MLC was established in 1882 and the report documents its governance history. In 1982 the College was incorporated as an entity in its own right, with a legal identity separate from the Uniting Church. In the 1990s the Property Trust (Vic) transferred the Church’s ownership of the land to MLC.
According to a media statement issued by Chair, Ms Louise Adler AM, the Board had accepted all five recommendations of the review and ‘would now consult with the Uniting Church on its implementation, including changes to the College constitution’.
While the report claims that the recommendations will enable ‘a stronger working relationship and real input from the Uniting Church in the governance of the College’, a close reading of the document does not support this statement.
The fifth recommendation is to reduce the visitor role to a ceremonial one. In the regulations of the Uniting Church in Australia, the visitor role is ‘for the purpose of exercising oversight’.
The fourth recommendation is to adopt a skills-based board of 10 directors elected by the wider membership body (of 20), removing the representational model. While skills-based boards are essential for good governance, this recommendation removes the current stipulation of two Uniting Church representatives.

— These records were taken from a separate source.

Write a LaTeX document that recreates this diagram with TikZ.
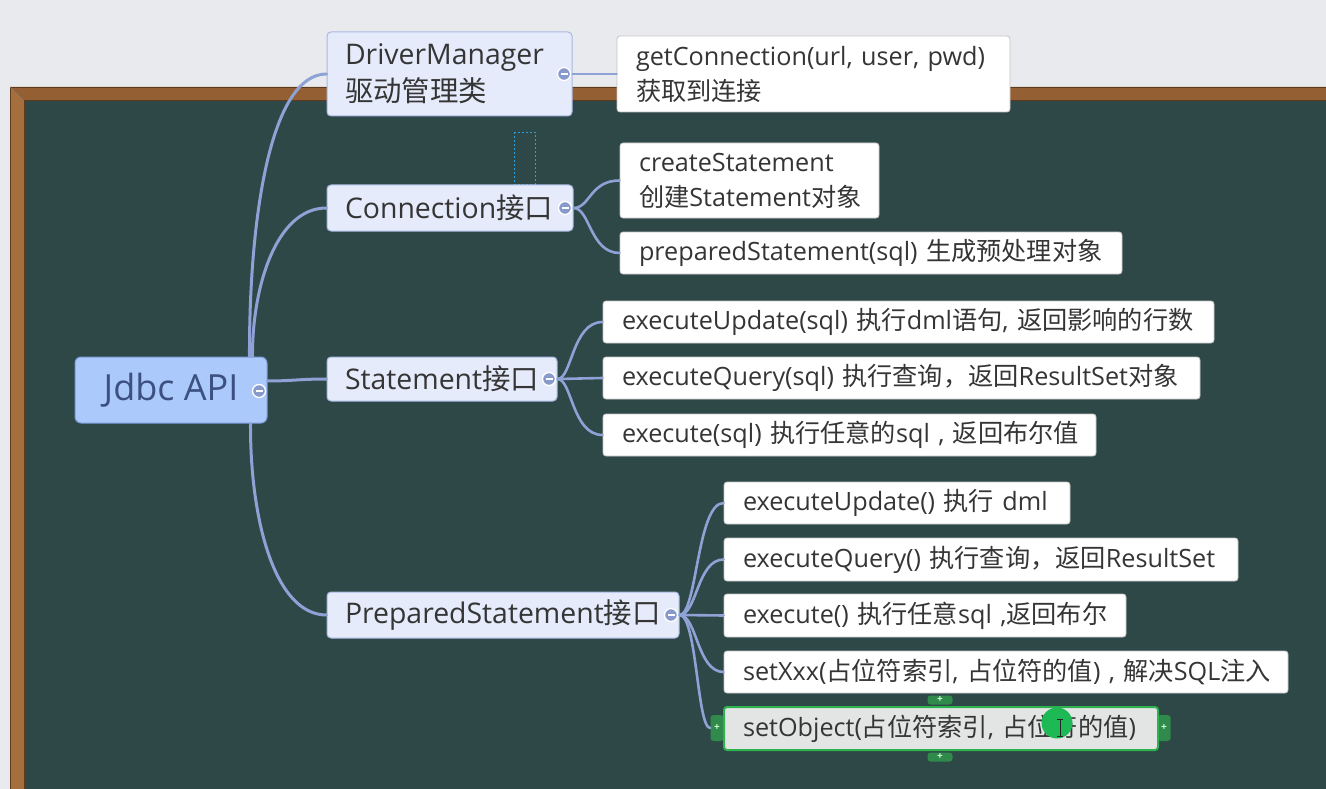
\documentclass[tikz,border=0pt]{standalone}
\usepackage{fontspec}
\setmainfont{Open Sans}
\newfontfamily\zhfont{Noto Sans CJK SC}
\newcommand\zh[1]{{\zhfont #1}}
\usetikzlibrary{calc}
\definecolor{bgc}{HTML}{E9EAED}
\definecolor{boardc}{HTML}{2E4847}
\definecolor{frametop}{HTML}{935F33}
\definecolor{frameleft}{HTML}{A56E3D}
\definecolor{framedark}{HTML}{5E3B1E}
\definecolor{linkc}{HTML}{8EA2D6}
\definecolor{rootfill}{HTML}{ABC9FA}
\definecolor{rootdraw}{HTML}{7C9BD8}
\definecolor{rootText}{HTML}{3C5181}
\definecolor{lvfill}{HTML}{E5EBFB}
\definecolor{lvdraw}{HTML}{A9B8E2}
\definecolor{leafdraw}{HTML}{C4C4C4}
\definecolor{txtc}{HTML}{353535}
\definecolor{selgreen}{HTML}{2DB24F}
\definecolor{handlegreen}{HTML}{2F8A4C}
\definecolor{cursorgreen}{HTML}{1DB954}
\definecolor{selfill}{HTML}{E3E4E4}
\definecolor{guidec}{HTML}{2E9FD8}
\tikzset{
  rootbox/.style={draw=rootdraw, fill=rootfill, line width=1pt, rounded corners=6pt,
    text=rootText, font=\fontsize{36pt}{40pt}\selectfont, inner sep=0pt, align=center},
  lvbox/.style={draw=lvdraw, fill=lvfill, line width=1pt, rounded corners=4pt,
    text=txtc, font=\fontsize{28.4pt}{37pt}\selectfont, inner xsep=18pt, inner ysep=0pt, align=left},
  leafbox/.style={draw=leafdraw, fill=white, line width=0.8pt, rounded corners=3pt,
    text=txtc, font=\fontsize{25.2pt}{35pt}\selectfont, inner xsep=19pt, inner ysep=0pt, align=left},
  selbox/.style={leafbox, draw=selgreen, fill=selfill, line width=2pt},
  lk/.style={draw=linkc, line width=3pt, line cap=round},
  lk2/.style={draw=linkc, line width=2.6pt, line cap=round},
  tog/.style={circle, draw=white, fill=linkc!95!black, line width=1.3pt, minimum size=13pt, inner sep=0pt,
    path picture={\draw[white, line width=1.6pt] ([xshift=-3.5pt]path picture bounding box.center) -- ([xshift=3.5pt]path picture bounding box.center);}},
  handle/.style={fill=handlegreen, rounded corners=3pt, draw=none, inner sep=0pt,
    text=white!80!green, font=\fontsize{10pt}{10pt}\selectfont\bfseries},
}
\begin{document}
\begin{tikzpicture}[x=1pt,y=-1pt]
\useasboundingbox (0,0) rectangle (1326,789);
% background and blackboard
\fill[bgc] (0,0) rectangle (1326,789);
\fill[frametop] (10,87) -- (1326,87) -- (1326,101) -- (24,101) -- cycle;
\fill[frameleft] (10,87) -- (24,101) -- (24,789) -- (10,789) -- cycle;
\draw[framedark, line width=0.8pt] (10,87) -- (1326,87);
\draw[framedark, line width=0.8pt] (10,87) -- (10,789);
\draw[framedark!70, line width=0.6pt] (10,87) -- (24,101);
\fill[boardc] (24,101) rectangle (1326,789);
\draw[framedark, line width=1pt] (24,101) -- (1326,101);
\draw[framedark, line width=1pt] (24,101) -- (24,789);

% guide (dashed)
\draw[guidec, line width=0.6pt, dash pattern=on 2pt off 2pt] (514,132) rectangle (535,184);

% nodes
\node[rootbox, minimum width=192pt, minimum height=66pt] (root) at (171,390) {Jdbc API};

\node[lvbox, minimum width=245pt, minimum height=84pt, text width=209pt] (dm) at (449.5,74)
  {\mbox{DriverManager}\\\mbox{\zh{驱动管理类}}};
\node[lvbox, minimum width=246pt, minimum height=46pt, text width=210pt] (conn) at (450,208)
  {\mbox{Connection\zh{接口}}};
\node[lvbox, minimum width=230pt, minimum height=44pt, text width=194pt] (stmt) at (442,379)
  {\mbox{Statement\zh{接口}}};
\node[lvbox, minimum width=352pt, minimum height=46pt, text width=316pt] (ps) at (503,615)
  {\mbox{PreparedStatement\zh{接口}}};

\node[leafbox, minimum width=393pt, minimum height=76pt, text width=355pt] (gc) at (813.5,74)
  {\mbox{getConnection(url, user, pwd)}\\\mbox{\zh{获取到连接}}};
\node[leafbox, minimum width=259pt, minimum height=75pt, text width=221pt] (cs) at (749.5,180.5)
  {\mbox{createStatement}\\\mbox{\zh{创建}Statement\zh{对象}}};
\node[leafbox, minimum width=502pt, minimum height=42pt, text width=464pt] (pst) at (871,253)
  {\mbox{preparedStatement(sql) \zh{生成预处理对象}}};

\node[leafbox, minimum width=611pt, minimum height=42pt, text width=573pt] (eu) at (908.5,322)
  {\mbox{executeUpdate(sql) \zh{执行}dml\zh{语句}, \zh{返回影响的行数}}};
\node[leafbox, minimum width=597pt, minimum height=42pt, text width=559pt] (eq) at (901.5,378)
  {\mbox{executeQuery(sql) \zh{执行查询，返回}ResultSet\zh{对象}}};
\node[leafbox, minimum width=493pt, minimum height=42pt, text width=455pt] (ex) at (849.5,435)
  {\mbox{execute(sql) \zh{执行任意的}sql , \zh{返回布尔值}}};

\node[leafbox, minimum width=346pt, minimum height=42pt, text width=308pt] (peu) at (897,503)
  {\mbox{executeUpdate() \zh{执行} dml}};
\node[leafbox, minimum width=514pt, minimum height=43pt, text width=476pt] (peq) at (981,559.5)
  {\mbox{executeQuery() \zh{执行查询，返回}ResultSet}};
\node[leafbox, minimum width=402pt, minimum height=43pt, text width=364pt] (pex) at (925,615.5)
  {\mbox{execute() \zh{执行任意}sql ,\zh{返回布尔}}};
\node[leafbox, minimum width=564pt, minimum height=42pt, text width=526pt] (psx) at (1006,672)
  {\mbox{setXxx(\zh{占位符索引}, \zh{占位符的值}) , \zh{解决}SQL\zh{注入}}};

% selection handles behind the selected node
\node[handle, minimum width=25pt, minimum height=9pt] (hT) at (940,700) {+};
\node[handle, minimum width=25pt, minimum height=9pt] (hB) at (940,757) {+};
\node[handle, minimum width=13pt, minimum height=26pt] (hL) at (717,728) {+};
\node[handle, minimum width=13pt, minimum height=26pt] (hR) at (1164,728) {+};
\node[selbox, minimum width=434pt, minimum height=43pt, text width=396pt] (pso) at (941,728.5)
  {\mbox{setObject(\zh{占位符索引}, \zh{占位符的值})}};

% connectors root -> level 1
\draw[lk] ($(root.north east)+(-18,0)$) .. controls (249,220) and (270,74) .. (dm.west);
\draw[lk] ($(root.north east)+(-15,0)$) .. controls (252,290) and (275,208) .. (conn.west);
\draw[lk] ($(root.east)+(0,-9)$) .. controls (292,381) and (300,379) .. (stmt.west);
\draw[lk] ($(root.south east)+(-17,0)$) .. controls (250,520) and (275,615) .. (ps.west);

% level 1 -> leaves
\draw[lk2] (dm.east) -- (gc.west);
\draw[lk2] (conn.east) .. controls (590,208) and (590,180.5) .. (cs.west);
\draw[lk2] (conn.east) .. controls (590,208) and (590,253) .. (pst.west);

\draw[lk2] (stmt.east) .. controls (572,379) and (572,322) .. (eu.west);
\draw[lk2] (stmt.east) -- (eq.west);
\draw[lk2] (stmt.east) .. controls (572,379) and (572,435) .. (ex.west);

\draw[lk2] (ps.east) .. controls (697,615) and (697,503) .. (peu.west);
\draw[lk2] (ps.east) .. controls (697,615) and (697,559.5) .. (peq.west);
\draw[lk2] (ps.east) -- (pex.west);
\draw[lk2] (ps.east) .. controls (697,615) and (697,672) .. (psx.west);
\draw[lk2] (ps.east) .. controls (697,615) and (697,728.5) .. (hL.west);

% collapse toggles
\node[tog] (tRoot) at (259,391) {};
\node[tog] (tDm) at (564,74) {};
\node[tog] (tConn) at (565,208) {};
\node[tog] (tStmt) at (549,379) {};
\node[tog] (tPs) at (671,615) {};

% cursor highlight
\node[circle, fill=cursorgreen, minimum size=31pt, inner sep=0pt] (cur) at (1057,723) {};
\draw[black!85, line width=1pt] (1060,719) -- (1060,736);
\draw[black!85, line width=1pt] (1057,719) -- (1063,719);
\draw[black!85, line width=1pt] (1057,736) -- (1063,736);
\end{tikzpicture}
\end{document}
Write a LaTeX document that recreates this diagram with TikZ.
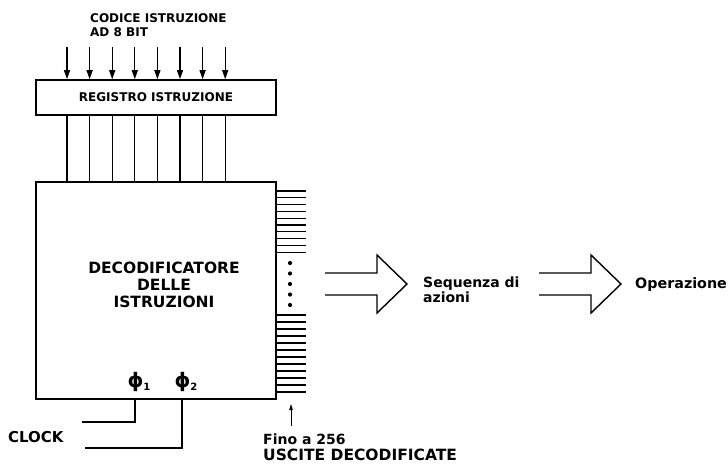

The Uniting Church is acknowledged in the second and third recommendation, with inclusion in the ‘stakeholder’ members group of 10.
MLC, an institution of the Uniting Church, in this draft governance model, describes the Church as just one of three major stakeholder groups (the other two being current parents and former students).
The Uniting Church would have representation on a nominations committee to facilitate the election of members and directors – one voice of five, including the board chair and the principal.
The report’s penultimate paragraph concludes with the important sentence that for the recommendations to be implemented, the process involves obtaining the approval of MLC’s members and of the Uniting Church.
The Synod will consult with the appropriate committees and councils of the Church before making any public comment.